1. Presidential immunity: the doctrinal baseline
The baseline in American law is that presidents enjoy strong protection from lawsuits for official acts: Nixon v. Fitzgerald has been read to grant “absolute immunity” from civil liability for acts within the “outer perimeter” of official duties, a doctrine summarized in multiple legal primers and annotations [6] [1]. The Constitution itself does not explicitly create presidential immunity the way it grants Speech or Debate protection to legislators, but the Supreme Court and legal commentators have nonetheless treated immunity as a “functionally mandated” incident of the office [1] [7].

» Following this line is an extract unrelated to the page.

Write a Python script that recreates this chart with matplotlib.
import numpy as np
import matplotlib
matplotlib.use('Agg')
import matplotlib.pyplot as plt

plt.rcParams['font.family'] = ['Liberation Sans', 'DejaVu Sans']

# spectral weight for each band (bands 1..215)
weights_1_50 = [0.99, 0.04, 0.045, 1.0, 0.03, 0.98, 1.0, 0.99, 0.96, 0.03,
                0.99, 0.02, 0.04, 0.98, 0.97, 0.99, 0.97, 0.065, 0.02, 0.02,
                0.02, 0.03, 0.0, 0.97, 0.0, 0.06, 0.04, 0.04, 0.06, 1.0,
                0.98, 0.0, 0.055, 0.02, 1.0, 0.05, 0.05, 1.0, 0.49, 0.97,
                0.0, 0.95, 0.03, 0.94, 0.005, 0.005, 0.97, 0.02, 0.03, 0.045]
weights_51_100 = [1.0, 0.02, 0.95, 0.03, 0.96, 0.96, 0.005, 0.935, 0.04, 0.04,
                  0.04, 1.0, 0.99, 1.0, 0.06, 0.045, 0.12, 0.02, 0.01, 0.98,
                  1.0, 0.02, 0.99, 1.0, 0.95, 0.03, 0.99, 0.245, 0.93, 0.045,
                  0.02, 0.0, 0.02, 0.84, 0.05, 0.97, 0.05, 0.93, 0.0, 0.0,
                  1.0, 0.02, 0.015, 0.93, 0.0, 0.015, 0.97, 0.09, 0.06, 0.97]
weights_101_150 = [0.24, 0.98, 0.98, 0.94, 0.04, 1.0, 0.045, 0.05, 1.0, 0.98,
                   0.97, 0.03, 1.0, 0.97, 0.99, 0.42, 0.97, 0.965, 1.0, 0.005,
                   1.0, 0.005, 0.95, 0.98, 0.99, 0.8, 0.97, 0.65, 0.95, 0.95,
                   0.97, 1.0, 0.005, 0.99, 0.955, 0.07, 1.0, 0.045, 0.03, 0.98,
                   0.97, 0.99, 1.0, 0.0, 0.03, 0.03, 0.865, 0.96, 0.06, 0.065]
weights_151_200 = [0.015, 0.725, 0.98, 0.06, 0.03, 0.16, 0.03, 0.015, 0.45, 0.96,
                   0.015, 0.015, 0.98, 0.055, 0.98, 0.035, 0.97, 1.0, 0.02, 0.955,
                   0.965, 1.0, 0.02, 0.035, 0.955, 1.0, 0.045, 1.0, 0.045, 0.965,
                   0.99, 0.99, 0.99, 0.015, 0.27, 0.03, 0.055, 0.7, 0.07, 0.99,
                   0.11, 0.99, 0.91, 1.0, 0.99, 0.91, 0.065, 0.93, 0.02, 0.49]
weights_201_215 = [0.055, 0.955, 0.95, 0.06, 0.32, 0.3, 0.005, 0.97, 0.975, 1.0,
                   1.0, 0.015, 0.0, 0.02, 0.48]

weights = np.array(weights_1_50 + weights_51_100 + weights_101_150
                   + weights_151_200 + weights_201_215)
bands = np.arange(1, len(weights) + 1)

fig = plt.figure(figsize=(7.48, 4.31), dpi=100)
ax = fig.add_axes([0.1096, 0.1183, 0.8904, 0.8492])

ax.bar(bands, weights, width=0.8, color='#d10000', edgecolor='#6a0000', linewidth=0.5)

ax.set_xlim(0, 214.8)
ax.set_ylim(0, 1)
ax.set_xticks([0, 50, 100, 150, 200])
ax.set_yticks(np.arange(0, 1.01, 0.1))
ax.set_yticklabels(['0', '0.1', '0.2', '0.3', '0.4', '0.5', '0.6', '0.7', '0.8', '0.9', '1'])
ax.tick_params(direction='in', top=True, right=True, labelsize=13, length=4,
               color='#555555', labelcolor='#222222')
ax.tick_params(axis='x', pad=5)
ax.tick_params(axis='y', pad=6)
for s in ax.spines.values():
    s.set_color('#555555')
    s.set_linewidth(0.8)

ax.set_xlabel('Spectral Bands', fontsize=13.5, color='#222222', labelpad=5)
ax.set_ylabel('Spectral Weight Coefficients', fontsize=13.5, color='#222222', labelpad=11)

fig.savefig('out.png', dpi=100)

2. When speech looks like an official act
Courts treat many kinds of presidential speech as part of official functions — policy statements, directives, even public addresses that fall within the president’s constitutional authority. Scholarship cautions that much presidential speech is political persuasion and civic storytelling, not statements meant to have direct legal effect; where courts find legal effect or official purpose, immunity is most likely to follow [6]. The Cornell LII and Constitution Annotated materials emphasize the judiciary’s reluctance to enjoin or penalize presidents for actions tied to official duties [1] [8].

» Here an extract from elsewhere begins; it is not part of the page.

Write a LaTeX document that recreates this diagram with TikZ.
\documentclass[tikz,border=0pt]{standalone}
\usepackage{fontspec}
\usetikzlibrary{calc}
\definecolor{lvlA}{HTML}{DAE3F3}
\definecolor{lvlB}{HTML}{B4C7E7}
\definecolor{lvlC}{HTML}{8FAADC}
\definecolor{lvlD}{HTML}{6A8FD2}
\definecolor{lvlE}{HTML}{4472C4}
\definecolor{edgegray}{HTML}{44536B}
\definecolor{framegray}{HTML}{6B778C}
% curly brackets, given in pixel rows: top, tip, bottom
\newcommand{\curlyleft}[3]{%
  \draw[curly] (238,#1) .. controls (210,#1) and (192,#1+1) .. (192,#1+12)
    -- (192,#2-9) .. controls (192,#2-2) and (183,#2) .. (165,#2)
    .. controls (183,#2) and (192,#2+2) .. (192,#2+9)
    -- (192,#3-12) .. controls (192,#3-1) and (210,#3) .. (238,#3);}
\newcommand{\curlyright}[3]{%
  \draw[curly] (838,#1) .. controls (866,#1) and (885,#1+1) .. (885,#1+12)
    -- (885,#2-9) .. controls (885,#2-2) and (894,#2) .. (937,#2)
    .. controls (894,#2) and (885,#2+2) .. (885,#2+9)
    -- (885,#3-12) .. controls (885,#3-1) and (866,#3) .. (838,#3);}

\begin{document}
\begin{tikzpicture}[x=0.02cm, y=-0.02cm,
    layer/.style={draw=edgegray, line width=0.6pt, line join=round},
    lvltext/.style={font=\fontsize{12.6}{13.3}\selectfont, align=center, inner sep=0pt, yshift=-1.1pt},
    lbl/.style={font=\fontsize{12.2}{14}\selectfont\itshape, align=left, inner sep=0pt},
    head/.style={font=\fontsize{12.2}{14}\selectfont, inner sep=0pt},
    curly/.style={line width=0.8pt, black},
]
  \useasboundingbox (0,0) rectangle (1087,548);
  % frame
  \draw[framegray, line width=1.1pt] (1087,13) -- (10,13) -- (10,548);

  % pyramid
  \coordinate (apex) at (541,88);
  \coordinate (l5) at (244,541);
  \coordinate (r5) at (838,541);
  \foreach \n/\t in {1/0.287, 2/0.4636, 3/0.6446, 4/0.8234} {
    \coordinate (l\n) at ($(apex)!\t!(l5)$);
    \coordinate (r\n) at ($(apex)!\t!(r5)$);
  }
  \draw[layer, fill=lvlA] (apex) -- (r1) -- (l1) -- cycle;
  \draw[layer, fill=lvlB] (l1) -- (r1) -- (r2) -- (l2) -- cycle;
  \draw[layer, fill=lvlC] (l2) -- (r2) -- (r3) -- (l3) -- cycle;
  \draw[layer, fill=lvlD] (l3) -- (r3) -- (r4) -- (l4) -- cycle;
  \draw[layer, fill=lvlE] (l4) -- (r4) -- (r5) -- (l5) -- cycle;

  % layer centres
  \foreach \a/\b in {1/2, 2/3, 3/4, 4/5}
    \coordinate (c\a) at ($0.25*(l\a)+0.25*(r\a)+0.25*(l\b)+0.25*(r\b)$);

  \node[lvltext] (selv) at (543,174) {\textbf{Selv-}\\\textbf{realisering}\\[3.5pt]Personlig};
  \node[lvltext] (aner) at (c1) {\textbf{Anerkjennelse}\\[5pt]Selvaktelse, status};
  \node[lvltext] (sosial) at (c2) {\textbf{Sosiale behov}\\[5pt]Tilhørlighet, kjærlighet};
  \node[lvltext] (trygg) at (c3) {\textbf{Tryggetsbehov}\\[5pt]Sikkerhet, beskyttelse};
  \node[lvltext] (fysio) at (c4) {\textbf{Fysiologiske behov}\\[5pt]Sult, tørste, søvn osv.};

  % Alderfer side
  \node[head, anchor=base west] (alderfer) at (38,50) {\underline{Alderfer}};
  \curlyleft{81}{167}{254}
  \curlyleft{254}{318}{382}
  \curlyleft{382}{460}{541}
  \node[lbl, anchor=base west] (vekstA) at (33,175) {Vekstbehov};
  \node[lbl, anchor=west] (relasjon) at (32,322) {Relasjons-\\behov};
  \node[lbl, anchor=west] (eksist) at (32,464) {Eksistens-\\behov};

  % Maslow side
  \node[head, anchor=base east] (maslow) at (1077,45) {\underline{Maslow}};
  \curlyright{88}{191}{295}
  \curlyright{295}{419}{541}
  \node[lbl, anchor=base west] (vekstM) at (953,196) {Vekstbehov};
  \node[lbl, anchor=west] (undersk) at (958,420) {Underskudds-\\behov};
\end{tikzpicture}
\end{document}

3. The January 6 litigation: speech on the line between politics and liability
Lawsuits arising from the January 6 Capitol riot forced courts to confront whether a president’s rally speech could be a basis for civil liability. Appeals courts and advocates for plaintiffs argued that speech “overtly, explicitly or implicitly” intended to obstruct government functions should not be immunized; defense lawyers countered that denying immunity chills future presidents and that impeachment—not civil suits—is the constitutional remedy [9]. Those disputes show that the content, context and alleged intent behind a speech determine whether immunity will attach [9].
4. Criminal prosecution: unsettled and contested
Criminal liability for presidential conduct remains contested. Some legal commentators and organizations insist there is no categorical criminal immunity and that “no one is above the law,” arguing that immunity doctrines developed for civil suits should not automatically bar criminal prosecution [3]. Others note recent judicial decisions and arguments that extend presumptive immunity to former presidents for acts within the core powers of office, creating real uncertainty about the availability of criminal charges tied to official speech or directives [4] [5].

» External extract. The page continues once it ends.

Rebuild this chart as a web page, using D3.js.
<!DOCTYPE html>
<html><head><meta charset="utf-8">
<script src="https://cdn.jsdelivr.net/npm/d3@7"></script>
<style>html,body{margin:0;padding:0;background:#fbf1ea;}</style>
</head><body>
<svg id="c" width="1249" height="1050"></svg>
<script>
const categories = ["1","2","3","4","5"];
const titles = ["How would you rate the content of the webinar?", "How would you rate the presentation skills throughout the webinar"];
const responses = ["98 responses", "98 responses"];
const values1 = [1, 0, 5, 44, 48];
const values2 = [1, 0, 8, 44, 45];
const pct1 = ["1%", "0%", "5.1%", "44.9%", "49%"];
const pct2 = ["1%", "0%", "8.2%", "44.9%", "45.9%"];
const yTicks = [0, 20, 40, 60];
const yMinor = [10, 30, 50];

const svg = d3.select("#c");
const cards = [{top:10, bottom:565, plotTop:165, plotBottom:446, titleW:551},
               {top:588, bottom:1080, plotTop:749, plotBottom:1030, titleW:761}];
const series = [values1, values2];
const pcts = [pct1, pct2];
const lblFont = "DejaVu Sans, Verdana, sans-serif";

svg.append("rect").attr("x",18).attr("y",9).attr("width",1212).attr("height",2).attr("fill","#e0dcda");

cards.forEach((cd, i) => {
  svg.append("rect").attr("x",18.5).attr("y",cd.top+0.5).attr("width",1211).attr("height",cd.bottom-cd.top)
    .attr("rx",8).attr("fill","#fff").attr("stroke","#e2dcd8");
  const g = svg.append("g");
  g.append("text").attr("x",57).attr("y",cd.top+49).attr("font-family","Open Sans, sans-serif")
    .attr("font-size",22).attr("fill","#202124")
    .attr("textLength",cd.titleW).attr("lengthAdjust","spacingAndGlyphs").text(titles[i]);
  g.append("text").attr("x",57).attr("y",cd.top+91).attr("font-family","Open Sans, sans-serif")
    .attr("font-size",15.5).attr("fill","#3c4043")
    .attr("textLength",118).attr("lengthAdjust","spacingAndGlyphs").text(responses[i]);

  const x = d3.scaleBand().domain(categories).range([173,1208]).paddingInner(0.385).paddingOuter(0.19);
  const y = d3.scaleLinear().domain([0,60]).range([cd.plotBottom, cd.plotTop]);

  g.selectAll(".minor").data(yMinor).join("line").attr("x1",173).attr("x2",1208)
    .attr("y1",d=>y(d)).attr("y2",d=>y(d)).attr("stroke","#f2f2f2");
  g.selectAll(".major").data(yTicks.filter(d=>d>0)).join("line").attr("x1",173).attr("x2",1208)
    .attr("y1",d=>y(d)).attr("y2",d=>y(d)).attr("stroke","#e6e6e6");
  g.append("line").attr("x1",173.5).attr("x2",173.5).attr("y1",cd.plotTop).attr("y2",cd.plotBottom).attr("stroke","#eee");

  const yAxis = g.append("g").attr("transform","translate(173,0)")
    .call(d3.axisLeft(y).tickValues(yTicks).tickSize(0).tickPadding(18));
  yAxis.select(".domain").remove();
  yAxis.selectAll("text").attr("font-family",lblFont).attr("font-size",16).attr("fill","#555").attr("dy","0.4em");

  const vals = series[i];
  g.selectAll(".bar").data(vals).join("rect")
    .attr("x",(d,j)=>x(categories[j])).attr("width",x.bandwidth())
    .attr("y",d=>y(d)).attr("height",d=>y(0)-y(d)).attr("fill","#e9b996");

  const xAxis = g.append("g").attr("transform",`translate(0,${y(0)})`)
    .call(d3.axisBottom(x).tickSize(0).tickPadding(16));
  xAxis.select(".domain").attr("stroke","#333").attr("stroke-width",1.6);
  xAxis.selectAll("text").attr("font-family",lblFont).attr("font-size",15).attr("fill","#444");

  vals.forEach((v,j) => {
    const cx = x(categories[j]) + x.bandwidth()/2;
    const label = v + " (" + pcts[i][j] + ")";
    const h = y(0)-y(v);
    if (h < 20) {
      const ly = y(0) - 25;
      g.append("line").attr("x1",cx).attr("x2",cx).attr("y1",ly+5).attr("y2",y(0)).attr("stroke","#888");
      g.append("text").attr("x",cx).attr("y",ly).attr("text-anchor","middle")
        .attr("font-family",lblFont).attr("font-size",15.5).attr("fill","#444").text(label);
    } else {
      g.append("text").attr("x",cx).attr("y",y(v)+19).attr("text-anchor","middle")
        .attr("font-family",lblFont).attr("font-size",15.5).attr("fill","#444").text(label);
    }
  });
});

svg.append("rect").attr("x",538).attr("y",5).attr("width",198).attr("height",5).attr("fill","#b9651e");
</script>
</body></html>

5. First Amendment and civil torts: speech protection is context-dependent
The First Amendment offers heightened protections in defamation and public-figure contexts, but it does not automatically shield speech from all civil liability. Scholarship shows that while some torts are First‑Amendment‑sensitive, other civil obligations can produce liability even for speech — and the president’s status does not erase those tensions when speech is not plainly official [10] [11]. Police‑and‑public‑safety discussion pieces similarly warn that rights and liabilities depend heavily on context [12].
6. Politics, impeachment and the practical checks on speech
Practically, constitutional remedies—impeachment and political accountability—remain the primary check the Constitution supplies for abusive official speech, a point made repeatedly by defense counsel in immunity litigation [9]. At the same time, plaintiffs and advocacy groups press civil suits and prosecutors pursue criminal investigations in close cases, ensuring the boundaries keep being litigated and debated [3] [2].
7. What reporting does not answer clearly
Available sources do not mention a single, definitive test courts will apply in every case to decide when presidential speech loses immunity. They also do not show a settled rule resolving whether a former president can face criminal charges for speech tied to official acts in all circumstances — the question remains litigated and contested (not found in current reporting).
Conclusion — the practical rule for practitioners and observers: presidential speech often enjoys strong legal protection when it is part of official duties, but when speech is alleged to have been used to obstruct government functions, incite illegal acts, or achieve private ends, courts and prosecutors will test immunity claims; the law is unsettled and the balance between political remedies and judicial enforcement remains an active battleground [1] [9] [3].